Trump's budget proposal requests "wildly large" ICE funding

Protestors hold signs that read "abolish ICE" and other anti-ICE language
Photo: Erik McGregor/LightRocket via Getty Images

The White House is asking for a boost to this year's Immigration and Customs Enforcement (ICE) budget, a proposal that includes 60,000 detention beds — 6,000 more than last year's budget proposal and around 15,000 more than ICE actually received.

Why it matters: It is a "wildly large" ask, an administration official told Axios. "It's almost too much money absent any sort of immigration reform."

By the numbers: The administration's immigration focus seems to have shifted from the border wall to detention.

  • The White House has proposed funds to hold an average of 55,000 adults and 5,000 family members each day in ICE detention centers. In the past two fiscal years, ICE has only been granted enough funding to fill an average of 45,000 beds each day.
  • Meanwhile, the administration is asking for just $2 billion for the border wall, significantly less than the $5 billion for the wall it requested last year, the Wall Street Journal reported.
  • The proposal also includes funds for 4,600 new ICE personnel.
  • At $9.8 billion, the administration wants nearly $2 billion more in ICE's total "operations and support" budget than they received for this fiscal year, as Politico reported.

Between the lines: ICE held record numbers of migrants in detention during and shortly after the border crisis last summer — reaching an average of 55,000 detained migrants per day.

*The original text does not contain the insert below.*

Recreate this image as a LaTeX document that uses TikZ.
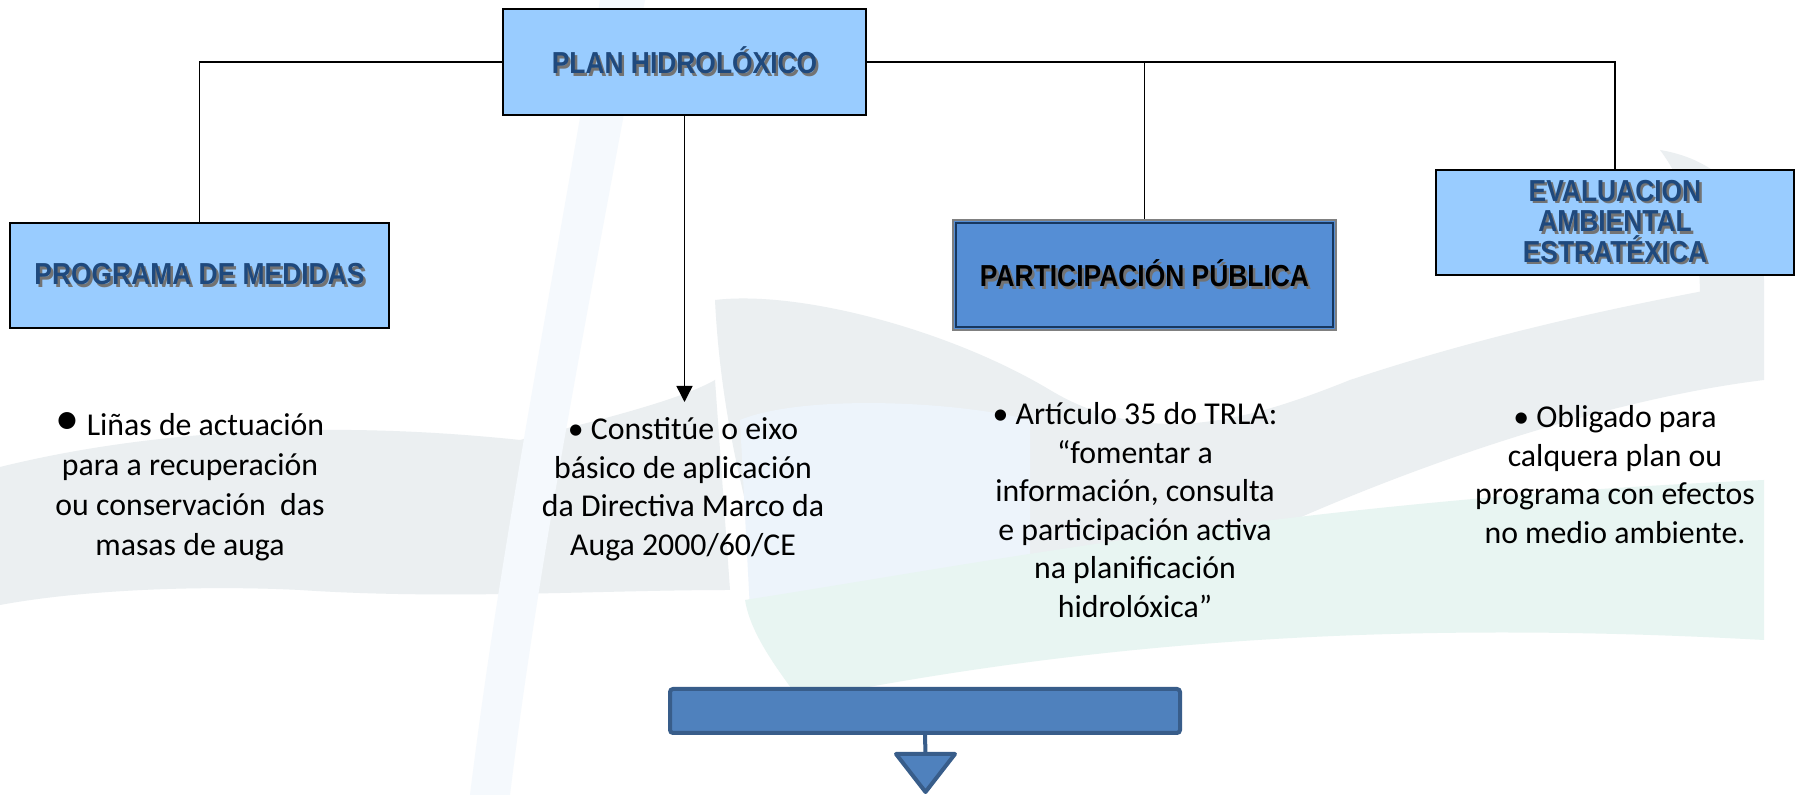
\documentclass[tikz,border=0pt]{standalone}
\usepackage{fontspec}
\setmainfont{Carlito}
\newfontfamily\hfont{Liberation Sans}
\usetikzlibrary{arrows.meta,calc}
\definecolor{lightbox}{HTML}{99CCFF}
\definecolor{ppfill}{HTML}{558ED5}
\definecolor{ppnavy}{HTML}{17375E}
\definecolor{headblue}{HTML}{1F497D}
\definecolor{barfill}{HTML}{4F81BD}
\definecolor{bardraw}{HTML}{385D8A}
\definecolor{bggray}{HTML}{EBEFF1}
\definecolor{bgteal}{HTML}{E8F5F2}
\definecolor{bgblue}{HTML}{EDF4FB}
\definecolor{bgstroke}{HTML}{F5F9FD}
\newcommand\shd[2]{\scalebox{1}[1.15]{\leavevmode\rlap{\hspace{1.2pt}\raisebox{-1.2pt}{\textcolor{black!55}{#2}}}\textcolor{#1}{#2}}}
\begin{document}
\begin{tikzpicture}[x=0.5pt,y=-0.5pt,
  hbox/.style={draw=black, line width=1pt, fill=lightbox, inner sep=0pt,
    font=\hfont\bfseries\fontsize{13.2}{15.25}\selectfont, align=center},
  body/.style={font=\fontsize{15.9}{19.25}\selectfont, align=center, inner sep=0pt},
  conn/.style={line width=0.75pt, black},
  barstyle/.style={draw=bardraw, fill=barfill, line width=2pt}]
\useasboundingbox (0,0) rectangle (1796,795);
\fill[white] (0,0) rectangle (1796,795);
% faint background swooshes
\fill[bggray] (0,467) .. controls (150,430) and (330,420) .. (520,440) .. controls (600,420) and (680,400) .. (715,380) -- (730,590) .. controls (600,590) and (450,600) .. (300,590) .. controls (200,585) and (80,590) .. (0,605) -- cycle;
\fill[bggray] (715,300) .. controls (800,290) and (950,330) .. (1050,390) .. controls (1150,450) and (1250,420) .. (1350,380) .. controls (1500,330) and (1650,300) .. (1764,280) -- (1764,380) .. controls (1600,400) and (1400,470) .. (1250,540) .. controls (1100,600) and (900,600) .. (780,620) .. controls (740,500) and (720,400) .. (715,300) -- cycle;
\fill[bggray] (1660,150) .. controls (1720,160) and (1760,200) .. (1764,280) -- (1700,300) .. controls (1700,240) and (1690,190) .. (1660,150) -- cycle;
\fill[bgblue] (740,420) .. controls (800,395) and (950,400) .. (1030,420) -- (1030,600) .. controls (900,610) and (800,615) .. (750,610) -- cycle;
\fill[bgteal] (745,600) .. controls (1000,560) and (1300,500) .. (1764,480) -- (1764,640) .. controls (1400,620) and (1100,640) .. (800,700) .. controls (770,660) and (750,630) .. (745,600) -- cycle;
\fill[bgstroke] (600,0) -- (645,0) .. controls (590,300) and (540,550) .. (510,795) -- (470,795) .. controls (500,550) and (550,300) .. (600,0) -- cycle;

% boxes
\node[hbox, minimum width=181.5pt, minimum height=53pt] (plan) at (684.5,62) {\shd{headblue}{PLAN HIDROLÓXICO}};
\node[hbox, minimum width=189.5pt, minimum height=52.5pt] (prog) at (199.5,275.5) {\shd{headblue}{PROGRAMA DE MEDIDAS}};
\node[hbox, fill=ppfill, draw=gray, line width=0.8pt, minimum width=191.5pt, minimum height=55pt] (pp) at (1144.5,275) {\shd{black}{PARTICIPACIÓN PÚBLICA}};
\draw[ppnavy, line width=1pt] ($(pp.south west)+(3.5,-3.5)$) rectangle ($(pp.north east)+(-3.5,3.5)$);
\node[hbox, minimum width=179pt, minimum height=52.5pt] (eval) at (1615,222.5) {\shd{headblue}{EVALUACION}\\\shd{headblue}{AMBIENTAL}\\\shd{headblue}{ESTRATÉXICA}};

% connectors
\draw[conn] (plan.west) -| (prog.north);
\draw[conn] (plan.east) -| (pp.north);
\draw[conn] (plan.east) -| (eval.north);
\coordinate (arrtip) at (684.5,402);
\draw[conn, -{Triangle[length=8pt,width=8pt]}] (plan.south) -- (arrtip);

% texts (base anchor = last line baseline)
\node[body, font=\fontsize{15.9}{20}\selectfont, anchor=base] (t1) at (190,556) {{\fontsize{24}{20}\selectfont\raisebox{0.5pt}{•}} Liñas de actuación\\para a recuperación\\ou conservación\ \ das\\masas de auga};
\node[body, anchor=base] (t2) at (683,555.5) {• Constitúe o eixo\\básico de aplicación\\da Directiva Marco da\\Auga 2000/60/CE};
\node[body, anchor=base] (t3) at (1135,617.5) {• Artículo 35 do TRLA:\\“fomentar a\\información, consulta\\e participación activa\\na planificación\\hidrolóxica”};
\node[body, anchor=base] (t4) at (1615,543.5) {• Obligado para\\calquera plan ou\\programa con efectos\\no medio ambiente.};

% bottom bar and triangle
\node[barstyle, rounded corners=1.5pt, minimum width=255pt, minimum height=22pt, inner sep=0pt] (bar) at (925,711) {};
\coordinate (tritop) at (925.5,754);
\draw[bardraw, line width=2pt] (bar.south) -- (tritop);
\draw[barstyle, line join=round] (896,754) -- (955,754) -- (925.5,792) -- cycle;
\end{tikzpicture}
\end{document}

  • But the detained population never reached close to 60,000. The annual White House budget proposals are generally interpreted as a wish list and are expected to be negotiated with Congress.

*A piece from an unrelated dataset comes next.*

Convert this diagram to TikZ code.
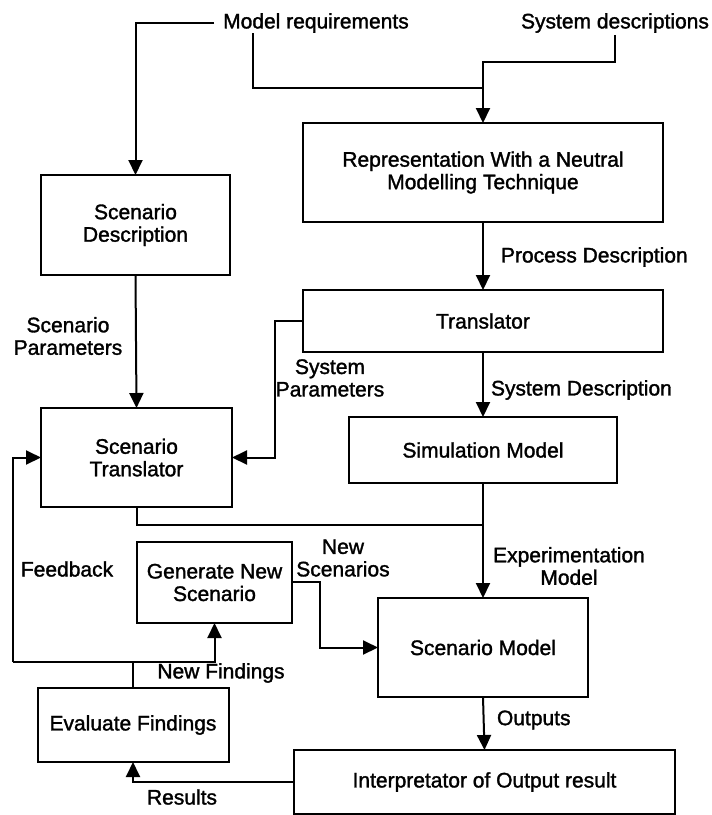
\documentclass[tikz,border=0pt]{standalone}
\usepackage{fontspec}
\setmainfont{Liberation Sans}[FakeBold=1.5]
\usetikzlibrary{arrows.meta}

\begin{document}
\begin{tikzpicture}[x=1pt, y=-1pt,
  >={Triangle[length=15pt,width=14pt]}, %
  inner sep=2pt, outer sep=0pt,%
  font=\fontsize{21}{22.5}\selectfont,
  line/.style={line width=2pt},
  arrow line/.style={line width=2pt,->},
  box node/.style={draw,line width=2pt,align=center,minimum width=#1},
  text node/.style={align=center}]

\useasboundingbox (0,0) rectangle (712,815);

% boxes
\node[box node=189pt,minimum height=100pt] (scdesc) at (135.5,225) {Scenario\\Description};
\node[box node=360pt,minimum height=99pt] (repr) at (483,172.5) {Representation With a Neutral\\Modelling Technique};
\node[box node=360pt,minimum height=62pt] (trans) at (483,321) {Translator};
\node[box node=191pt,minimum height=99pt] (sctrans) at (136.5,457.5) {Scenario\\Translator};
\node[box node=268pt,minimum height=66pt] (simmodel) at (483,450) {Simulation Model};
\node[box node=155pt,minimum height=81pt] (gennew) at (214.5,582.5) {Generate New\\Scenario};
\node[box node=210pt,minimum height=99pt] (scmodel) at (483,647.5) {Scenario Model};
\node[box node=191pt,minimum height=74pt] (evalf) at (133,725) {Evaluate Findings};
\node[box node=381pt,minimum height=64pt] (interp) at (484.5,782) {Interpretator of Output result};

% inputs
\node[text node,outer sep=7pt] (mreq) at (316,23) {Model requirements};
\node[text node] (sdesc) at (615,23) {System descriptions};

\coordinate (ma) at (253,33);
\coordinate (mj) at (483,88);
\coordinate (sj) at (483,62);
\coordinate (sp) at (275,321);
\coordinate (mx) at (137,525);
\coordinate (fb) at (13,662);
\coordinate (ns) at (320,582);

\draw[arrow line] (mreq.west) -| (scdesc.north);
\draw[line] (ma) |- (mj);
\draw[arrow line] (sdesc.south) |- (sj) -- (repr.north);
\draw[arrow line] (repr.south) -- (trans.north);
\draw[arrow line] (scdesc.south) -- (sctrans.north);
\draw[arrow line] (trans.west) -- (sp) |- (sctrans.east);
\draw[arrow line] (trans.south) -- (simmodel.north);
\draw[arrow line] (simmodel.south) -- (scmodel.north);
\draw[line] (sctrans.south) |- (simmodel.south |- mx);
\draw[arrow line] (gennew.east |- ns) -- (ns) |- (scmodel.west);
\draw[arrow line] (scmodel.south) -- (interp.north);
\draw[arrow line] (interp.west) -| (evalf.south);
\draw[line] (evalf.north) -- (evalf.north |- fb);
\draw[arrow line] (fb) -| (gennew.south);
\draw[arrow line] (fb) |- (sctrans.west);

% labels
\node[text node,anchor=west] (lproc) at (499,257) {Process Description};
\node[text node] (lscpar) at (68,336) {Scenario\\Parameters};
\node[text node] (lsyspar) at (330,378) {System\\Parameters};
\node[text node,anchor=west] (lsysdesc) at (489,390) {System Description};
\node[text node] (lfeed) at (67,569) {Feedback};
\node[text node] (lnewsc) at (343,558) {New\\Scenarios};
\node[text node] (lexp) at (569,566) {Experimentation\\Model};
\node[text node] (lnewf) at (221,673) {New Findings};
\node[text node,anchor=west] (lout) at (495,720) {Outputs};
\node[text node] (lres) at (182,797) {Results};

\end{tikzpicture}
\end{document}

The big picture: Next to Trump's border wall, funding for ICE detention space has caused the biggest headache during Congress budget negotiations.

  • It's become especially controversial in the wake of the family separation crisis in 2018, after which "abolish ICE" became a rallying cry among many in the progressive wing of the Democratic Party.
  • Over the past couple of years, congressional Democrats have tried to lower the number of immigrants ICE is legally allowed to detain, while the White House, Republicans and the Department of Homeland Security have pushed to expand that capacity.